In the closing stages of putting the book together I have had cheerful and efficient help from Kate Grosser as research assistant, Margaret Bothwell as secretary and typist and Heather Bliss as editor. To all of them, my appreciative thanks.
States and Markets is an unusual book. Susan Strange herself describes it as a textbook. But if you think of States and Markets as a manual of instruction in International Political Economy (IPE), or IPE made easy for students, you are likely to be disappointed. States and Markets does not provide students with the conventional tools of IPE; nor does it cover the basics or present a historiography of the field. States and Markets is more of a text in the ancient Greek tradition of the educational text; it is intended to educate through discussion. In this book Strange shares with students the way she approaches issues and topics in the field of IPE. This made States and Markets undoubtedly a milestone in the development of the then relatively new field of International Political Economy.

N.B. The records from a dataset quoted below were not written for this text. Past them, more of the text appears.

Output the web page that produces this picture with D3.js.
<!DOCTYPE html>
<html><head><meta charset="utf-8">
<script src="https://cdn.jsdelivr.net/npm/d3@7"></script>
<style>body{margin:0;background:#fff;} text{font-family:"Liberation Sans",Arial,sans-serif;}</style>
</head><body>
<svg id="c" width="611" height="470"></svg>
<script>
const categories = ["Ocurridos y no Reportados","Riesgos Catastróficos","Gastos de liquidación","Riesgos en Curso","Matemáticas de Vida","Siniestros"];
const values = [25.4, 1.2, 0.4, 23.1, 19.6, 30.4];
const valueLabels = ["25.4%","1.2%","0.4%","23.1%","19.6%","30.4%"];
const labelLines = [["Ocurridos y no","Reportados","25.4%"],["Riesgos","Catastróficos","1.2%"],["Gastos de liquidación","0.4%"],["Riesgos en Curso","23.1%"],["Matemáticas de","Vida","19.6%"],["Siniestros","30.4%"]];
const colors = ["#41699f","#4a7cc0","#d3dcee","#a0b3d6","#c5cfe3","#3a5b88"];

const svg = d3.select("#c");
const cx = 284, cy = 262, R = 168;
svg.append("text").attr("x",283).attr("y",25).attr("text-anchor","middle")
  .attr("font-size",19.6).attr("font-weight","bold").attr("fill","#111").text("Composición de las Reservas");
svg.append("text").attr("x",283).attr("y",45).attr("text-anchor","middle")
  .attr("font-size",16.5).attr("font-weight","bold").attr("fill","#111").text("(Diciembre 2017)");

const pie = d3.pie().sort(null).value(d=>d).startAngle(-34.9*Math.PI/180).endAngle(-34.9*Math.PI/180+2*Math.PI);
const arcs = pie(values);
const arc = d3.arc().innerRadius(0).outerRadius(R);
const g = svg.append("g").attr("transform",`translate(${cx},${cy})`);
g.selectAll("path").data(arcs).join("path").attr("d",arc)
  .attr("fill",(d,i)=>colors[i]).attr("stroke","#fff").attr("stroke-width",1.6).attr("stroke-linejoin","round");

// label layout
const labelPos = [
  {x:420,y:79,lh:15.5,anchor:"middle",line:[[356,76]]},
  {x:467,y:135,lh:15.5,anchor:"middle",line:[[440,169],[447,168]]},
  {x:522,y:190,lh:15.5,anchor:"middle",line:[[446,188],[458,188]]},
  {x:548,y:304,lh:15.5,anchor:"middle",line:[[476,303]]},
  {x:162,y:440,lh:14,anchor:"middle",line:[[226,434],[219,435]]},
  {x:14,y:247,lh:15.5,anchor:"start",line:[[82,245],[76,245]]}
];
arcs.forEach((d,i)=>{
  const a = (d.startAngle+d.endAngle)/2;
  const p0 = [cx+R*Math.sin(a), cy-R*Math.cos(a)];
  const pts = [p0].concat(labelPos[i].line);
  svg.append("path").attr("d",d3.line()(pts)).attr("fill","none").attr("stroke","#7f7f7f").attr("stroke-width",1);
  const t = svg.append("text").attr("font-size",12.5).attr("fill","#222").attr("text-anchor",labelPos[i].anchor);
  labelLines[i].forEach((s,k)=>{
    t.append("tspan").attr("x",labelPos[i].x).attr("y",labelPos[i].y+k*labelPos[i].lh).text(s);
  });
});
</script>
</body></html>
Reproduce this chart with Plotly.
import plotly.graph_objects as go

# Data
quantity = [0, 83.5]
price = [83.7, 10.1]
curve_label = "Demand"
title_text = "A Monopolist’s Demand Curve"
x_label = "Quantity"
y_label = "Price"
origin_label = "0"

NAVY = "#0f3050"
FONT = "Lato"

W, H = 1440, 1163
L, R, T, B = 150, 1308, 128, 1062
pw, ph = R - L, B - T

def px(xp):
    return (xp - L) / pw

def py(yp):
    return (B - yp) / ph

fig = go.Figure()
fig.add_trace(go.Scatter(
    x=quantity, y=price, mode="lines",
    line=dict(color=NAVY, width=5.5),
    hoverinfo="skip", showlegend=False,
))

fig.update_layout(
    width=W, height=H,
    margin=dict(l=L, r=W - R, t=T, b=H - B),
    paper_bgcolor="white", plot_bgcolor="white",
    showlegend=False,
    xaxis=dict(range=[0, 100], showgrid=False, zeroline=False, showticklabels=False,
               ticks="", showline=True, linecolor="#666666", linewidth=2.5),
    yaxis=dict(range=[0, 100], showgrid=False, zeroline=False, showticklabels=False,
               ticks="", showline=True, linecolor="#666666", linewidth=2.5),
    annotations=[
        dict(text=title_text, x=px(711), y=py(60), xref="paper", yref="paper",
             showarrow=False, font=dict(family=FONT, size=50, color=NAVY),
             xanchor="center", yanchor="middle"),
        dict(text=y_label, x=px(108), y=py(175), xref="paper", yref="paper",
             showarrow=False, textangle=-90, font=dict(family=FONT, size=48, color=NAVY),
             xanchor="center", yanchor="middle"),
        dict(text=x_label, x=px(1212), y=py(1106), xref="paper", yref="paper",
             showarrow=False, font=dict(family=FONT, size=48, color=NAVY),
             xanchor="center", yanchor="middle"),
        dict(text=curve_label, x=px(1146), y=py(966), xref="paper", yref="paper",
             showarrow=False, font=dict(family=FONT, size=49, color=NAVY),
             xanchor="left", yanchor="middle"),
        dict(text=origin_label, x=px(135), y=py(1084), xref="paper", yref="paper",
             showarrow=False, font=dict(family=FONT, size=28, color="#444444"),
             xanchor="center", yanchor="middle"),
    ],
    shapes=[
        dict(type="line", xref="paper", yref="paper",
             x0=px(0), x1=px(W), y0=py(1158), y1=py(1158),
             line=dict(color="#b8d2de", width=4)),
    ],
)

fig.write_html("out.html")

States and Markets was written during a period that saw the apparent decline of the state and the rise of markets in the form of global capitalism. It was a time when many governments and politicians appeared to compete with one another by offering business friendly policies. The reason, British prime minister Margaret Thatcher explained, was that there is no alternative (TINA). Markets were integrated, fluid, fast and mobile. States were stationary, land-locked territorial formations. As any good general knows, in a war, mobility is key. Markets appeared to hold all the cards. And those states or politicians that sought to go against the flow of history would pay dearly for their folly.
An economist by training, Strange says in this book that the above analysis is superficial. Power, she writes, determines the relationship between authority and market. Markets cannot play a dominant role in the way in which a political economy functions unless allowed to do so by whoever wields power and possesses authority (). So this particular IPE textbook, written by someone whose training and inclinations made her more of an economist than a political scientist, talks primarily about something that IPE scholars are not particularly interested in: power. Yet, appearances notwithstanding, markets, or and that is more surprising authority, can never override power.
Does it mean that states hold all the power? Well, not quite. Strange believes that power does not shift between states and markets, or markets and authority. Rather, power determines the relationship between the two. This formulation, forgive the pun, is a bit strange. Because if power is not in the hands of political (or legal, ecclesial or technical) authority and not with markets, or economic authorities, then who exactly wields power? One would think that a book that purportedly talks about power should at the very least clarify this point. Strange resolves this lacunae by introducing a new concept, the concept of structural power. She shifts the discussion from the type of actors that can make decisions, and hence, supposedly wield power, to a sphere of structures, where power is by definition not an asset that can be brandished, used, exercised or exerted. To her critics this theoretical manoeuvre is little more than a kludge.